The liberal outlet believes that only White straight men who voted for Trump, hate immigrants and are not particularly bright may like both country music and Blake Shelton. Salon makes condescending assumptions that Blake Shelton is only a so-so passable bro who is not a particular hottie. Gabriel Bell wants America to be more inclusive but wants to dictate whom he sees unfit for inclusion even in a low-sort celebrity magazine. Finally, when the author writes that Shelton with all his achievements is “the least popularly attractive, least talented dude“, I cannot but say — hey, Gabriel, go shove your judgment to some place where it might not offend millions of people who find the dude quite attractive and surely very talented.

Toronto Star is also quick to call Blake Shelton “mediocre. His face is “perfectly average“.

It would be one thing if People had tried to convince us Shelton is the Nicest Man Alive or even the Friendliest Man Alive. While still subjective, we could at least debate those designations without falling out of our chairs in laughter. Sexiest Man Alive? This poor guy is not even the Sexiest Man in Country Music. He’s not the Sexiest Man in his Zip Code or Street. If you were to size up the gardeners, cooks, pool boys, assistants and errand runners, I’m not sure he’s even the Sexiest Man in His Household.

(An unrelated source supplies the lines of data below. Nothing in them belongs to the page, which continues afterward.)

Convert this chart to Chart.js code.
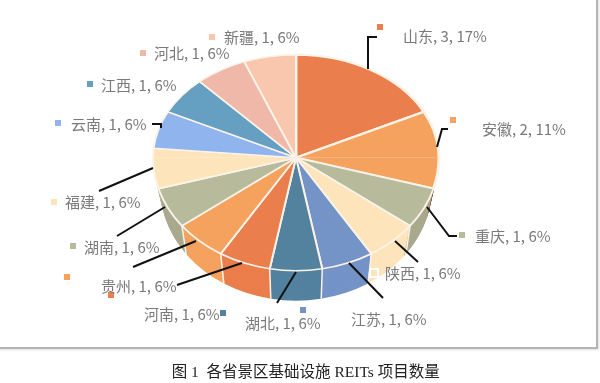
<!DOCTYPE html>
<html>
<head>
<meta charset="utf-8">
<title>图 1</title>
<script src="https://cdn.jsdelivr.net/npm/chart.js@4"></script>
<style>
html, body { margin:0; padding:0; background:#fff; overflow:hidden; }
#frame { position:absolute; left:-4px; top:-4px; width:600px; height:351px; border-right:2px solid #b4b4b4; border-bottom:2px solid #b4b4b4; box-shadow:1px 1px 2px #ddd; }
#c { position:absolute; left:0; top:0; }
</style>
</head>
<body>
<div id="frame"></div>
<canvas id="c" width="600" height="383"></canvas>
<script>
const categories = ['山东','安徽','重庆','陕西','江苏','湖北','河南','贵州','湖南','福建','云南','江西','河北','新疆'];
const values = [3,2,1,1,1,1,1,1,1,1,1,1,1,1];
const percents = [17,11,6,6,6,6,6,6,6,6,6,6,6,6];
const colors = ['#EA7E4C','#F5A25F','#B8BA9C','#FDE4BB','#7493C7','#53829F','#EA7E4C','#F5A25F','#B8BA9C','#FDE4BB','#8FB4EE','#659FC2','#EFB8A8','#F9C7AE'];
const sideColors = ['#EA7E4C','#8a6a50','#A9AA8E','#FDE4BB','#7493C7','#53829F','#EA7E4C','#F5A25F','#A9AA8E','#B9B59C','#8FB4EE','#659FC2','#EFB8A8','#F9C7AE'];

// где стоят подписи, маркеры и выноски
const labelAt = [[403,36],[482,129],[475,236],[385,273],[351,319],[245,323],[144,314],[101,286],[84,247],[65,202],[71,124],[101,85],[154,53],[224,37]];
const markerAt = [[380,27],[453,120],[462,235],[374,273],[303,310],[223,313],[111,295],[67,277],[73,246],[54,202],[58,123],[90,84],[143,53],[212,37]];
const leaders = [
  [[377,37],[368,37],[368,69]],
  [[448,129],[442,129],[437,147]],
  [[457,236],[449,236],[427,207]],
  [[418,262],[395,241]],
  [[383,298],[349,263]],
  [[277,303],[296,272]],
  [[177,285],[242,263]],
  [[133,267],[196,241]],
  [[117,236],[165,207]],
  [[99,191],[153,168]],
  [[152,124],[161,124],[161,128]],
  null, null, null
];

const RADIUS = 143, TOP_RY = 103, BOTTOM_RY = 113, DEPTH = 30;

function squash(ctx, arc, sx, sy, dy) {
  ctx.translate(arc.x, arc.y + dy);
  ctx.scale(sx, sy);
  ctx.translate(-arc.x, -arc.y);
}

const pie3d = {
  id: 'pie3d',
  beforeDatasetsDraw(chart) {
    const ctx = chart.ctx;
    const arcs = chart.getDatasetMeta(0).data;
    const cx = arcs[0].x, cy = arcs[0].y;

    // боковая стенка
    for (let d = DEPTH; d > 0; d--) {
      const k = 1 - 0.05 * d / DEPTH;
      arcs.forEach((arc, i) => {
        const saved = arc.options;
        arc.options = Object.assign({}, saved, { borderWidth: 0, backgroundColor: sideColors[i] });
        ctx.save();
        ctx.beginPath();
        ctx.rect(0, cy + d, chart.width, chart.height);
        ctx.clip();
        squash(ctx, arc, k, BOTTOM_RY / RADIUS, d);
        arc.draw(ctx);
        ctx.restore();
        arc.options = saved;
      });
    }
    // швы на стенке
    ctx.save();
    ctx.strokeStyle = '#fbf3e8';
    ctx.lineWidth = 1.5;
    arcs.forEach(arc => {
      const a = arc.endAngle;
      if (Math.sin(a) <= 0.45) return;
      const x = cx + RADIUS * Math.cos(a), y = cy + BOTTOM_RY * Math.sin(a);
      ctx.beginPath();
      ctx.moveTo(x, y);
      ctx.lineTo(cx + (x - cx) * 0.96, y + DEPTH);
      ctx.stroke();
    });
    ctx.restore();

    // верхняя грань: две половины с разным сжатием
    [[0, cy, TOP_RY], [cy, chart.height, BOTTOM_RY]].forEach(([y0, y1, ry]) => {
      ctx.save();
      ctx.beginPath();
      ctx.rect(0, y0, chart.width, y1 - y0);
      ctx.clip();
      squash(ctx, arcs[0], 1, ry / RADIUS, 0);
      arcs.forEach(arc => arc.draw(ctx));
      ctx.restore();
    });
    return false;
  },
  // после отмены beforeDatasetsDraw afterDatasetsDraw не вызывается
  afterDraw(chart) {
    const ctx = chart.ctx;
    ctx.save();
    ctx.strokeStyle = '#111';
    ctx.lineWidth = 2;
    leaders.forEach(pts => {
      if (!pts) return;
      ctx.beginPath();
      pts.forEach((p, j) => j ? ctx.lineTo(p[0], p[1]) : ctx.moveTo(p[0], p[1]));
      ctx.stroke();
    });
    ctx.font = '15px "Noto Sans CJK SC"';
    ctx.textBaseline = 'middle';
    categories.forEach((name, i) => {
      ctx.fillStyle = '#7a7a7a';
      ctx.fillText(name + ', ' + values[i] + ', ' + percents[i] + '%', labelAt[i][0], labelAt[i][1]);
      const [mx, my] = markerAt[i];
      ctx.strokeStyle = '#fff';
      ctx.lineWidth = 2;
      ctx.strokeRect(mx - 4, my - 4, 8, 8);
      ctx.fillStyle = colors[i];
      ctx.fillRect(mx - 3, my - 3, 6, 6);
    });
    ctx.restore();
  }
};

new Chart(document.getElementById('c'), {
  type: 'pie',
  data: {
    labels: categories,
    datasets: [{
      data: values,
      backgroundColor: colors,
      borderColor: '#fbf3e8',
      borderWidth: [3,3,2,2,2,2,2,2,2,2,2,2,2,2]
    }]
  },
  options: {
    responsive: false,
    animation: false,
    events: [],
    radius: RADIUS,
    layout: { padding: { left: 0, right: 8, top: 0, bottom: 0 } },
    plugins: {
      legend: { display: false },
      tooltip: { enabled: false },
      title: {
        display: true,
        position: 'bottom',
        text: '\u3000\u00a0图 1  各省景区基础设施 REITs 项目数量',
        color: '#222',
        font: { family: '"Liberation Serif","Noto Sans CJK SC"', size: 15.5, weight: 'normal' },
        padding: { top: 48, bottom: 1 }
      }
    }
  },
  plugins: [pie3d]
});
</script>
</body>
</html>
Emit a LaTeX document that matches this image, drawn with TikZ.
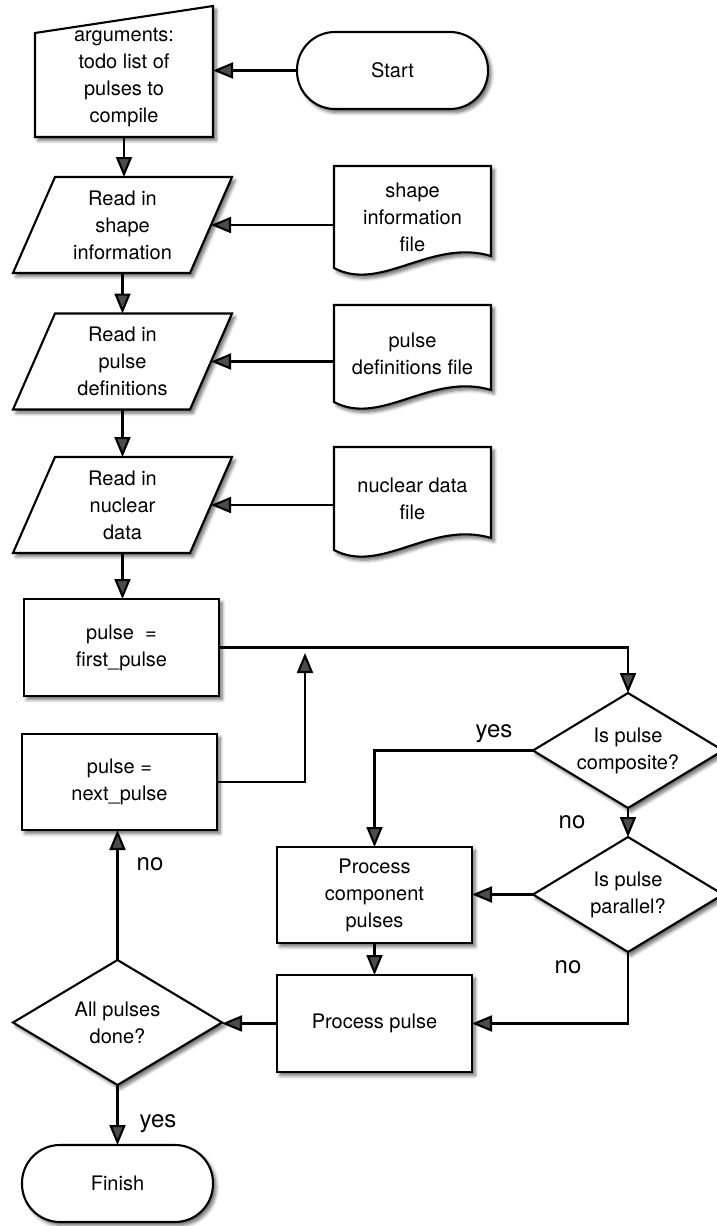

Though I would rather agree that there is more of niceness or friendliness about Shelton that there is sexiness, I must admit that things like beauty and sexiness lie in the eyes of the beholder. Editors of magazines make subjective choices just like we make subjective choices, and these rarely agree. But tell this to Miranda Lambert or Gwen Stefani and see what they have to say about Shelton’s sexiness. I bet, they would be less inclined to make such jokes about this man. What gives the Canadian newspaper the right to write Shelton off as less deserving of the subjective title than some unnamed gardeners, cooks, and pool boys?

Vox is slightly more neutral in its coverage of the issue. They are heavy with tweets from people who are not happy with Shelton’s new accolade and with links to previous publications about Shelton’s notorious Twitter history.

Gay media are more bewildered and angry for two distinct reasons. One, they are stereotypical in their denial of country music merits. Two, they rushed to recall every “homophobic” tweet by Shelton. Queerty is an example with its “People’s ‘Sexiest Man Alive’ is another white guy with a homophobic past.” I can agree with the rant on the homophobic citations, but stressing the skin colour degrades the piece entirely. How can you accuse a person of homophobia in a whitemanphobia way?

Damon Young, a columnist for GQ, is particularly open about his stand on the Whites. He ranks the types of “White Meats I Personally Find Much Sexier Than Blake Shelton”. With a few other posts on “weird white people”, “the most useless types of white people” or “we need a reset button for white people”, it is not surprising that Mr. Young is less than enthusiastic about Shelton.

What is really surprising is that a lot of people project a range of their negative emotions — from condescension to hatred — based solely on the fact that Blake Shelton is a straight White man with seemingly average looks and attitudes. I tend to agree with Toronto Star in its take on Shelton’s title giving your average guy hope to be considered sexy. Isn’t it great that you don’t have to be (here comes the name of a celebrity male you would consider worthy of the People‘s cover)? Are you denying straight men and White men the right to be considered sexy just because a magazine that caters to the tastes of the predominantly straight audience does what it has done for years — picking straight White men to bear the silly title everybody forgets about with the next issue?

Wake up, people! If you want a diverse range of guys in the pool you have to let go and start your own progressively inclusive magazine that would please the coastals. Bear in mind though that American heartland decided on who was to run the country, not the Coasts. If you start pissing the “Walmart-approved” public purely on the ground of race, sexuality or gender, do not expect the majority to either like you or vote your way. And since you are the land of the free, every magazine is free to make choices based on their own criteria.

Blake Shelton is not the sexiest man alive or the biggest country star, though he comes so close that the distance is negligible. But Blake Shelton is not a mediocre ugly man either. A lot of Americans are bulky, with debatable humour, wearing blue denim shirts, and hoping that one day they may be considered more appealing. People magazine cannot feature them all. Instead, it chose the one that many could easily associate themselves with, the one with millions as the fanbase. This has nothing to do with the colour of their skin, their sexual preferences, or even the fact that this is a man. After all, the title is the sexiest man, not the sexiest (Black lesbian) woman. Live with it.